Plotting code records
>>>

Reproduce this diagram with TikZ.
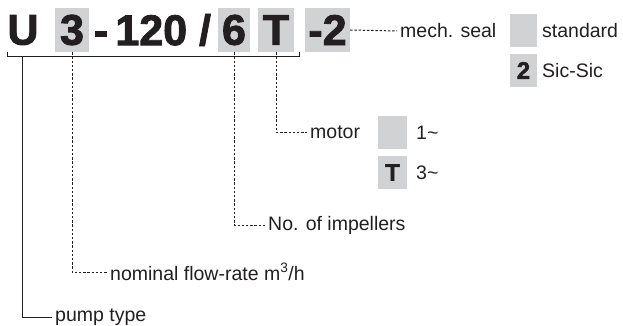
\documentclass[tikz,border=0pt]{standalone}
\usepackage{fontspec}
\setmainfont{Liberation Sans}
\newfontfamily\heavyfont{Liberation Sans}[UprightFont=*-Bold,FakeBold=2]
\newlength{\du}
\setlength{\du}{1pt}
\definecolor{boxgray}{RGB}{209,210,212}
\definecolor{inkblack}{RGB}{35,31,32}
\tikzset{
  big/.style={inner sep=0pt,text=inkblack,font=\fontsize{43}{43}\heavyfont},
  bigbox/.style={big,fill=boxgray,minimum height=44\du},
  keybox/.style={inner sep=0pt,fill=boxgray,text=inkblack,minimum height=33\du,
    font=\fontsize{24}{24}\heavyfont},
  lbl/.style={anchor=west,inner sep=0pt,inner xsep=3\du,text=inkblack,font=\fontsize{19.5}{21}\selectfont},
  dashln/.style={draw=inkblack,line width=1pt,dash pattern=on 2.4pt off 1.8pt},
  solidln/.style={draw=inkblack,line width=1pt}
}
\begin{document}
\begin{tikzpicture}
\pgftransformxscale{1.000000}
\pgftransformyscale{-1.000000}
\useasboundingbox (0,0) rectangle (623\du,326\du);

% type code
\node[big] (gU) at (23\du,30\du) {U};
\node[bigbox,minimum width=34\du] (b3) at (72\du,30\du) {3};
\node[big] (g120) at (152.5\du,30\du) {-\,120 /};
\node[bigbox,minimum width=32\du] (b6) at (234\du,30\du) {6};
\node[bigbox,minimum width=36\du] (bT) at (276\du,30\du) {T};
\node[bigbox,minimum width=45\du] (b2) at (327.5\du,30\du) {-2};

% bracket
\coordinate (brL) at (7\du,52\du);
\coordinate (brR) at (299\du,52\du);
\coordinate (brU) at (22\du,57\du);
\draw[solidln] (brL) -- ++(0,5\du) -| (brR);

% mech. seal
\node[lbl] (seal) at (397\du,31\du) {mech. seal};
\node[keybox,minimum width=27\du] (kStd) at (523.5\du,30.5\du) {};
\node[lbl] (std) at (539\du,30.5\du) {standard};
\node[keybox,minimum width=27\du] (kSic) at (523.5\du,70.5\du) {2};
\node[lbl] (sic) at (539\du,70.5\du) {Sic-Sic};

% motor
\node[lbl] (motor) at (307\du,132\du) {motor};
\node[keybox,minimum width=29\du] (kOne) at (392.5\du,132.5\du) {};
\node[lbl] (one) at (413\du,132.5\du) {1\textasciitilde};
\node[keybox,minimum width=29\du] (kThree) at (392.5\du,172.5\du) {T};
\node[lbl] (three) at (413\du,172.5\du) {3\textasciitilde};

% lower labels
\node[lbl] (imp) at (265\du,225\du) {No. of impellers};
\node[lbl] (flow) at (107\du,272\du) {nominal flow-rate m\textsuperscript{3}/h};
\node[lbl] (pump) at (52\du,317\du) {pump type};

% leaders
\draw[dashln] (b2.east) -- (seal.west);
\draw[dashln] (bT.south) |- (motor.west);
\draw[dashln] (b6.south) |- (imp.west);
\draw[dashln] (b3.south) |- (flow.west);
\draw[solidln] (brU) |- (pump.west);

\end{tikzpicture}
\end{document}
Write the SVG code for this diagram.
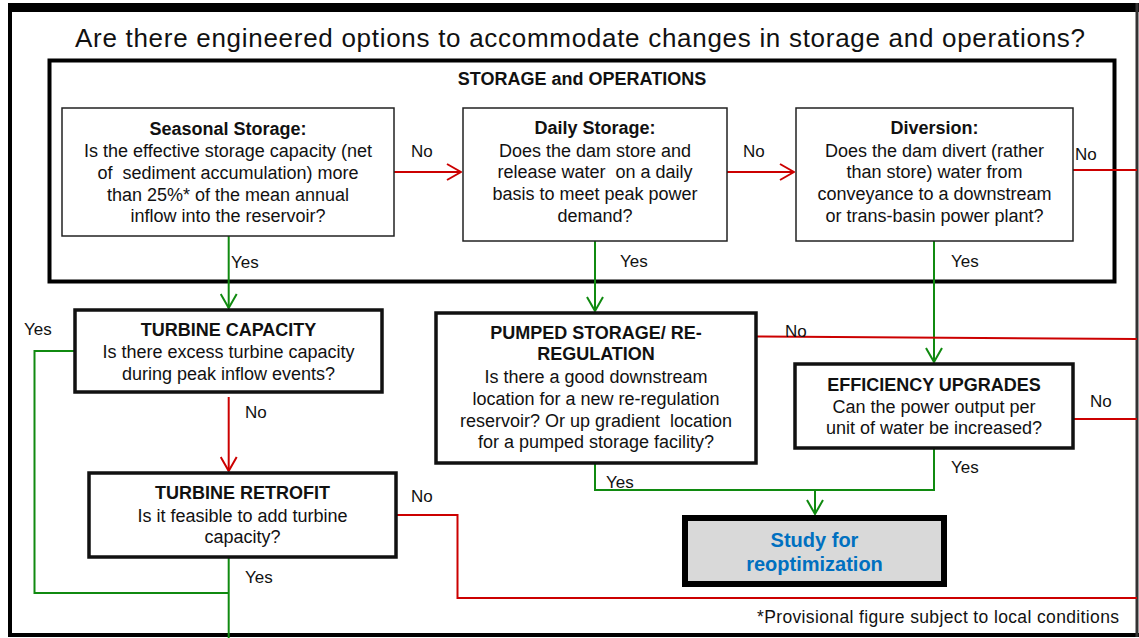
<svg xmlns="http://www.w3.org/2000/svg" width="1139" height="638" viewBox="0 0 1139 638">
<style>
text{font-family:"Liberation Sans",Arial,sans-serif;fill:#111;white-space:pre;}
.t{font-size:18px;text-anchor:middle;}
.b{font-weight:bold;}
.lbl{font-size:17px;}
.box{fill:#fff;stroke:#222;stroke-width:1.5;}
.tbox{fill:#fff;stroke:#111;stroke-width:3.5;}
.red{fill:none;stroke:#cc0000;stroke-width:2;}
.grn{fill:none;stroke:#108a10;stroke-width:2;}
</style>
<defs>
<marker id="ar" viewBox="0 0 16 18" refX="15" refY="9" markerWidth="16" markerHeight="18" markerUnits="userSpaceOnUse" orient="auto"><path d="M1,1 L15,9 L1,17" fill="none" stroke="#cc0000" stroke-width="2"/></marker>
<marker id="ag" viewBox="0 0 16 18" refX="15" refY="9" markerWidth="16" markerHeight="18" markerUnits="userSpaceOnUse" orient="auto"><path d="M1,1 L15,9 L1,17" fill="none" stroke="#108a10" stroke-width="2"/></marker>
</defs>
<rect x="0" y="0" width="1139" height="638" fill="#fff"/>
<g id="frame">
<rect x="8" y="3" width="1131" height="9" fill="#000"/>
<line x1="10" y1="3" x2="10" y2="637" stroke="#000" stroke-width="4"/>
<line x1="8" y1="635" x2="1139" y2="635" stroke="#000" stroke-width="4"/>
<line x1="1137" y1="3" x2="1137" y2="637" stroke="#333" stroke-width="3"/>
<text x="580" y="47" font-size="26" text-anchor="middle" textLength="1010" lengthAdjust="spacing">Are there engineered options to accommodate changes in storage and operations?</text>
</g>
<g id="storage-operations">
<rect x="49.5" y="60.5" width="1065" height="221" fill="none" stroke="#000" stroke-width="4"/>
<text class="t b" x="582" y="85">STORAGE and OPERATIONS</text>
</g>
<g id="connectors">
<path class="red" d="M394,172 H461" marker-end="url(#ar)"/>
<path class="red" d="M727,172 H794" marker-end="url(#ar)"/>
<path class="red" d="M1073,170 H1137"/>
<path class="grn" d="M228.7,236 V308" marker-end="url(#ag)"/>
<path class="grn" d="M595,241 V311" marker-end="url(#ag)"/>
<path class="grn" d="M934,241 V362" marker-end="url(#ag)"/>
<path class="red" d="M228.7,397 V471" marker-end="url(#ar)"/>
<path class="grn" d="M75,351 H34.5 V593 H228.7"/>
<path class="grn" d="M228.7,557 V638"/>
<path class="red" d="M396,515 H457.5 V598 H1137"/>
<path class="red" d="M756,336.5 L1137,339"/>
<path class="red" d="M1073,419 H1137"/>
<path class="grn" d="M595,463 V490 H815"/>
<path class="grn" d="M934,448 V490 H815 V514" marker-end="url(#ag)"/>
<text class="lbl" x="411" y="157">No</text>
<text class="lbl" x="743" y="157">No</text>
<text class="lbl" x="1075" y="160">No</text>
<text class="lbl" x="231" y="268">Yes</text>
<text class="lbl" x="620" y="267">Yes</text>
<text class="lbl" x="951" y="267">Yes</text>
<text class="lbl" x="24" y="335">Yes</text>
<text class="lbl" x="245" y="418">No</text>
<text class="lbl" x="245" y="583">Yes</text>
<text class="lbl" x="411" y="502">No</text>
<text class="lbl" x="785" y="337">No</text>
<text class="lbl" x="606" y="488">Yes</text>
<text class="lbl" x="1090" y="407">No</text>
<text class="lbl" x="951" y="473">Yes</text>
</g>
<g id="seasonal-storage">
<rect class="box" x="62" y="108" width="332" height="128"/>
<text class="t b" x="228" y="135">Seasonal Storage:</text>
<text class="t" x="228" y="157">Is the effective storage capacity (net</text>
<text class="t" x="228" y="179">of  sediment accumulation) more</text>
<text class="t" x="228" y="200.5">than 25%* of the mean annual</text>
<text class="t" x="228" y="222">inflow into the reservoir?</text>
</g>
<g id="daily-storage">
<rect class="box" x="463" y="108" width="264" height="133"/>
<text class="t b" x="595" y="134">Daily Storage:</text>
<text class="t" x="595" y="156.5">Does the dam store and</text>
<text class="t" x="595" y="178">release water  on a daily</text>
<text class="t" x="595" y="200">basis to meet peak power</text>
<text class="t" x="595" y="221.5">demand?</text>
</g>
<g id="diversion">
<rect class="box" x="796" y="108" width="277" height="133"/>
<text class="t b" x="934.5" y="134">Diversion:</text>
<text class="t" x="934.5" y="156.5">Does the dam divert (rather</text>
<text class="t" x="934.5" y="178">than store) water from</text>
<text class="t" x="934.5" y="200">conveyance to a downstream</text>
<text class="t" x="934.5" y="221.5">or trans-basin power plant?</text>
</g>
<g id="turbine-capacity">
<rect class="tbox" x="75" y="310" width="307" height="82"/>
<text class="t b" x="228.5" y="336">TURBINE CAPACITY</text>
<text class="t" x="228.5" y="358">Is there excess turbine capacity</text>
<text class="t" x="228.5" y="380">during peak inflow events?</text>
</g>
<g id="turbine-retrofit">
<rect class="tbox" x="89" y="473" width="307" height="84"/>
<text class="t b" x="242.5" y="499">TURBINE RETROFIT</text>
<text class="t" x="242.5" y="521.5">Is it feasible to add turbine</text>
<text class="t" x="242.5" y="543">capacity?</text>
</g>
<g id="pumped-storage">
<rect class="tbox" x="436" y="313" width="320" height="150"/>
<text class="t b" x="596" y="339">PUMPED STORAGE/ RE-</text>
<text class="t b" x="596" y="360">REGULATION</text>
<text class="t" x="596" y="382.5">Is there a good downstream</text>
<text class="t" x="596" y="405">location for a new re-regulation</text>
<text class="t" x="596" y="426.5">reservoir? Or up gradient  location</text>
<text class="t" x="596" y="448">for a pumped storage facility?</text>
</g>
<g id="efficiency-upgrades">
<rect class="tbox" x="795" y="364" width="278" height="84"/>
<text class="t b" x="934" y="390.5">EFFICIENCY UPGRADES</text>
<text class="t" x="934" y="413">Can the power output per</text>
<text class="t" x="934" y="433.5">unit of water be increased?</text>
</g>
<g id="study">
<rect x="685" y="518" width="259" height="66" fill="#d9d9d9" stroke="#000" stroke-width="6"/>
<text x="814.5" y="546.5" font-size="20" font-weight="bold" text-anchor="middle" style="fill:#0070c0">Study for</text>
<text x="814.5" y="570.5" font-size="20" font-weight="bold" text-anchor="middle" style="fill:#0070c0">reoptimization</text>
</g>
<g id="footnote">
<text x="757" y="623" font-size="17.5" textLength="362" lengthAdjust="spacing">*Provisional figure subject to local conditions</text>
</g>
</svg>
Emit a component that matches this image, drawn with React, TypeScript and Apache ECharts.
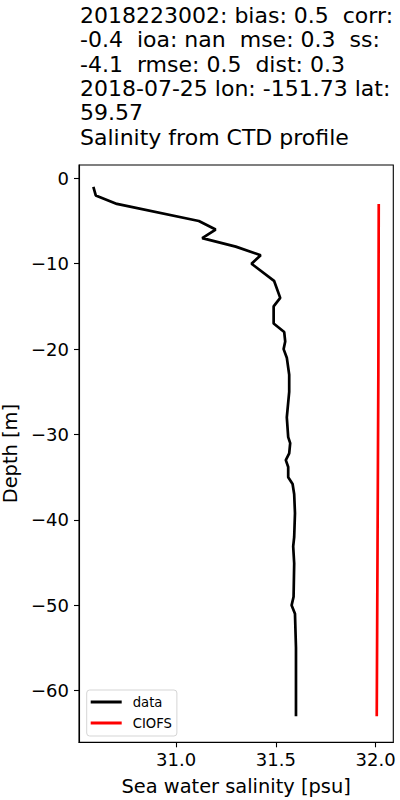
import React, { useEffect, useRef } from "react";
import * as echarts from "echarts";

const titleLines = [
  "2018223002: bias: 0.5  corr:",
  "-0.4  ioa: nan  mse: 0.3  ss:",
  "-4.1  rmse: 0.5  dist: 0.3",
  "2018-07-25 lon: -151.73 lat:",
  "59.57",
  "Salinity from CTD profile",
];

const dataDepth = [
  -1, -2, -3, -5, -6, -7, -8, -9, -10, -12, -14, -15, -17, -18, -19.1, -20, -21, -23, -25,
  -28, -30.3, -31, -32.2, -33, -33.8, -35, -35.8, -37, -39.2, -42, -43.1, -45.1, -49, -50,
  -51, -55, -63,
];
const dataSalinity = [
  30.585, 30.597, 30.703, 31.114, 31.198, 31.131, 31.299, 31.424, 31.378, 31.491, 31.522,
  31.489, 31.489, 31.542, 31.547, 31.539, 31.555, 31.567, 31.567, 31.555, 31.562, 31.572,
  31.567, 31.55, 31.562, 31.562, 31.584, 31.592, 31.596, 31.592, 31.587, 31.592, 31.589,
  31.579, 31.596, 31.601, 31.601,
];

const modelDepth = [-3, -13, -23, -33, -43, -53, -63];
const modelSalinity = [32.016, 32.015, 32.014, 32.012, 32.010, 32.008, 32.006];

const xTicks = [31.0, 31.5, 32.0];
const yTicks = [0, -10, -20, -30, -40, -50, -60];

const FONT = "DejaVu Sans";

export default function App() {
  const ref = useRef<HTMLDivElement>(null);
  useEffect(() => {
    document.body.style.margin = "0";
    if (!ref.current) return;
    const chart = echarts.init(ref.current, null, { renderer: "svg" });
    const dataPts = dataDepth.map((d, i) => [dataSalinity[i], d]);
    const modelPts = modelDepth.map((d, i) => [modelSalinity[i], d]);
    chart.setOption({
      animation: false,
      backgroundColor: "#fff",
      title: {
        text: titleLines.join("\n"),
        left: 80,
        top: 3,
        padding: 0,
        textStyle: {
          fontFamily: FONT,
          fontSize: 22,
          lineHeight: 24.4,
          fontWeight: "normal",
          color: "#000",
        },
      },
      legend: {
        orient: "vertical",
        left: 86.7,
        top: 690,
        padding: [5, 5, 6, 4],
        itemWidth: 31,
        itemHeight: 3,
        itemGap: 7,
        icon: "rect",
        borderColor: "#d5d5d5",
        borderWidth: 1,
        borderRadius: 3,
        backgroundColor: "rgba(255,255,255,0.8)",
        textStyle: {
          fontFamily: FONT,
          fontSize: 13.2,
          lineHeight: 14,
          color: "#000",
          padding: [0, 0, 0, 6],
        },
        data: ["data", "CIOFS"],
      },
      grid: {
        left: 79,
        right: 6.7,
        top: 165,
        bottom: 57.7,
        show: true,
        borderColor: "#000",
        borderWidth: 1.1,
        containLabel: false,
        outerBoundsMode: "none",
      },
      xAxis: {
        type: "value",
        min: 30.513,
        max: 32.089,
        name: "Sea water salinity [psu]",
        nameLocation: "middle",
        nameGap: 35,
        nameTextStyle: { fontFamily: FONT, fontSize: 19.4, color: "#000" },
        splitLine: { show: false },
        axisLine: { show: true, onZero: false, lineStyle: { color: "#000", width: 1.1 } },
        axisTick: {
          show: true,
          inside: false,
          length: 5,
          lineStyle: { color: "#000", width: 1.1 },
          customValues: xTicks,
        },
        axisLabel: {
          customValues: xTicks,
          margin: 8,
          fontFamily: FONT,
          fontSize: 18,
          color: "#000",
          formatter: (v: number) => v.toFixed(1),
        },
      },
      yAxis: {
        type: "value",
        min: -66.04,
        max: 1.56,
        name: "Depth [m]",
        nameLocation: "middle",
        nameGap: 58,
        nameRotate: 90,
        nameTextStyle: { fontFamily: FONT, fontSize: 19.4, color: "#000" },
        splitLine: { show: false },
        axisLine: { show: true, onZero: false, lineStyle: { color: "#000", width: 1.1 } },
        axisTick: {
          show: true,
          inside: false,
          length: 5,
          lineStyle: { color: "#000", width: 1.1 },
          customValues: yTicks,
        },
        axisLabel: {
          customValues: yTicks,
          margin: 10,
          fontFamily: FONT,
          fontSize: 18,
          color: "#000",
          formatter: (v: number) => (v < 0 ? "\u2212" + Math.abs(v) : String(v)),
        },
      },
      series: [
        {
          name: "data",
          type: "line",
          data: dataPts,
          showSymbol: false,
          symbol: "none",
          color: "#000",
          lineStyle: { color: "#000", width: 2.7 },
        },
        {
          name: "CIOFS",
          type: "line",
          data: modelPts,
          showSymbol: false,
          symbol: "none",
          color: "#ff0000",
          lineStyle: { color: "#ff0000", width: 2.7 },
        },
      ],
    });
    return () => chart.dispose();
  }, []);
  return <div ref={ref} style={{ width: 400, height: 800 }} />;
}
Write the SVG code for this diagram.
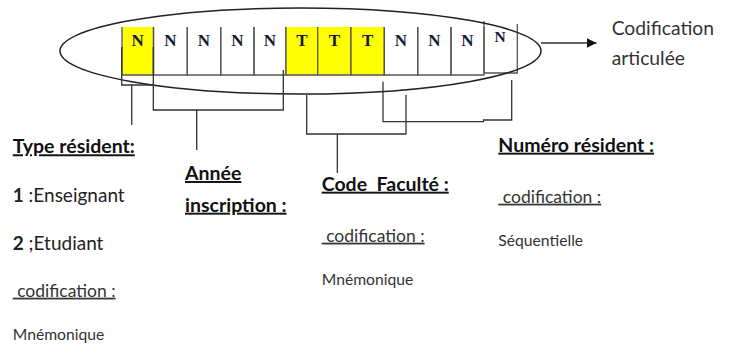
<svg xmlns="http://www.w3.org/2000/svg" width="732" height="345" viewBox="0 0 732 345">
<style>
.cell{fill:none;stroke:#555;stroke-width:1.3}
.yel{fill:#ffff00;stroke:none}
.let{font-family:"Liberation Serif",serif;font-weight:bold;font-size:17px;text-anchor:middle;fill:#141a33}
.con{fill:none;stroke:#333;stroke-width:1.3}
.h{font-family:Lato,"Open Sans",sans-serif;font-weight:bold;font-size:19.5px;fill:#111;text-decoration:underline}
.t{font-family:Lato,"Open Sans",sans-serif;font-size:19px;fill:#222}
.c{font-family:Lato,"Open Sans",sans-serif;font-size:17.5px;fill:#333;text-decoration:underline}
.m{font-family:Lato,"Open Sans",sans-serif;font-size:15.7px;fill:#333}
.big{font-family:Lato,"Open Sans",sans-serif;font-size:19.3px;fill:#333}
</style>
<defs>
<marker id="ah" viewBox="0 0 10 10" refX="10" refY="5" markerWidth="10" markerHeight="10" markerUnits="userSpaceOnUse" orient="auto">
<path d="M0,0 L10,5 L0,10 z" fill="#111"/>
</marker>
</defs>
<g id="cells">
<g id="cell1"><rect class="yel" x="122" y="27" width="31.5" height="48"/><path class="cell" d="M122,27V75H153.5V27"/><text class="let" x="137.7" y="45.5">N</text></g>
<g id="cell2"><path class="cell" d="M153.5,27V75H187.3V27"/><text class="let" x="170.4" y="45.5">N</text></g>
<g id="cell3"><path class="cell" d="M187.3,27V75H220.7V27"/><text class="let" x="204" y="45.5">N</text></g>
<g id="cell4"><path class="cell" d="M220.7,27V75H254V27"/><text class="let" x="237.3" y="45.5">N</text></g>
<g id="cell5"><path class="cell" d="M254,27V75H286V27"/><text class="let" x="270" y="45.5">N</text></g>
<g id="cell6"><rect class="yel" x="286" y="27" width="31.7" height="48"/><path class="cell" d="M286,27V75H317.7V27"/><text class="let" x="301.8" y="45.5">T</text></g>
<g id="cell7"><rect class="yel" x="317.7" y="27" width="33.3" height="48"/><path class="cell" d="M317.7,27V75H351V27"/><text class="let" x="334.3" y="45.5">T</text></g>
<g id="cell8"><rect class="yel" x="351" y="27" width="33.3" height="48"/><path class="cell" d="M351,27V75H384.3V27"/><text class="let" x="367.6" y="45.5">T</text></g>
<g id="cell9"><path class="cell" d="M384.3,27V75H417.7V27"/><text class="let" x="401" y="45.5">N</text></g>
<g id="cell10"><path class="cell" d="M417.7,27V75H451V27"/><text class="let" x="434.3" y="45.5">N</text></g>
<g id="cell11"><path class="cell" d="M451,27V75H484V27"/><text class="let" x="467.5" y="45.5">N</text></g>
<g id="cell12"><path class="cell" d="M484,21V73H517.3V24"/><text class="let" x="500" y="41.5" style="font-size:15.5px">N</text></g>
</g>
<g id="ellipse"><ellipse cx="300.5" cy="51" rx="240.5" ry="43" fill="none" stroke="#222" stroke-width="1.5"/></g>
<g id="connectors">
<path class="con" d="M541,43H596.5" marker-end="url(#ah)"/>
<path class="con" d="M121.7,47V85H153.3"/>
<path class="con" d="M131.7,85V125"/>
<path class="con" d="M153.3,47V110H283.3V70"/>
<path class="con" d="M196.7,110V150"/>
<path class="con" d="M306.7,95V134H406V95"/>
<path class="con" d="M337.3,134V173"/>
<path class="con" d="M383,81.7V121.7H483.5V120H511.7V80"/>
</g>
<g id="label-codification">
<text class="big" x="611.7" y="35">Codification</text>
<text class="big" x="611.7" y="65">articulée</text>
</g>
<g id="label-type">
<text class="h" x="12.7" y="153.3">Type résident:</text>
<text class="t" x="12.7" y="201.7"><tspan font-weight="bold">1</tspan> :Enseignant</text>
<text class="t" x="12.7" y="250"><tspan font-weight="bold">2</tspan> ;Etudiant</text>
<text class="c" x="12.7" y="296.7" xml:space="preserve"> codification :</text>
<text class="m" x="12.7" y="340">Mnémonique</text>
</g>
<g id="label-annee">
<text class="h" x="185" y="180">Année</text>
<text class="h" x="185" y="211.7">inscription :</text>
</g>
<g id="label-code">
<text class="h" x="321.7" y="190.7" xml:space="preserve">Code  Faculté :</text>
<text class="c" x="321.7" y="241.7" xml:space="preserve"> codification :</text>
<text class="m" x="321.7" y="285">Mnémonique</text>
</g>
<g id="label-numero">
<text class="h" x="498.3" y="151.7">Numéro résident :</text>
<text class="c" x="498.3" y="202.7" xml:space="preserve"> codification :</text>
<text class="m" x="498.3" y="246">Séquentielle</text>
</g>
</svg>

<<<

Write out the lines from the one containing "Emit a component" down to the one containing "const yTicks = [0, -10, -20, -30, -40, -50, -60];", both included, exactly as they appear. Leave out any pictures.

▶ [SOLUTION TO THE EXERCISE]:
Emit a component that matches this image, drawn with React, TypeScript and Apache ECharts.
import React, { useEffect, useRef } from "react";
import * as echarts from "echarts";

const titleLines = [
  "2018223002: bias: 0.5  corr:",
  "-0.4  ioa: nan  mse: 0.3  ss:",
  "-4.1  rmse: 0.5  dist: 0.3",
  "2018-07-25 lon: -151.73 lat:",
  "59.57",
  "Salinity from CTD profile",
];

const dataDepth = [
  -1, -2, -3, -5, -6, -7, -8, -9, -10, -12, -14, -15, -17, -18, -19.1, -20, -21, -23, -25,
  -28, -30.3, -31, -32.2, -33, -33.8, -35, -35.8, -37, -39.2, -42, -43.1, -45.1, -49, -50,
  -51, -55, -63,
];
const dataSalinity = [
  30.585, 30.597, 30.703, 31.114, 31.198, 31.131, 31.299, 31.424, 31.378, 31.491, 31.522,
  31.489, 31.489, 31.542, 31.547, 31.539, 31.555, 31.567, 31.567, 31.555, 31.562, 31.572,
  31.567, 31.55, 31.562, 31.562, 31.584, 31.592, 31.596, 31.592, 31.587, 31.592, 31.589,
  31.579, 31.596, 31.601, 31.601,
];

const modelDepth = [-3, -13, -23, -33, -43, -53, -63];
const modelSalinity = [32.016, 32.015, 32.014, 32.012, 32.010, 32.008, 32.006];

const xTicks = [31.0, 31.5, 32.0];
const yTicks = [0, -10, -20, -30, -40, -50, -60];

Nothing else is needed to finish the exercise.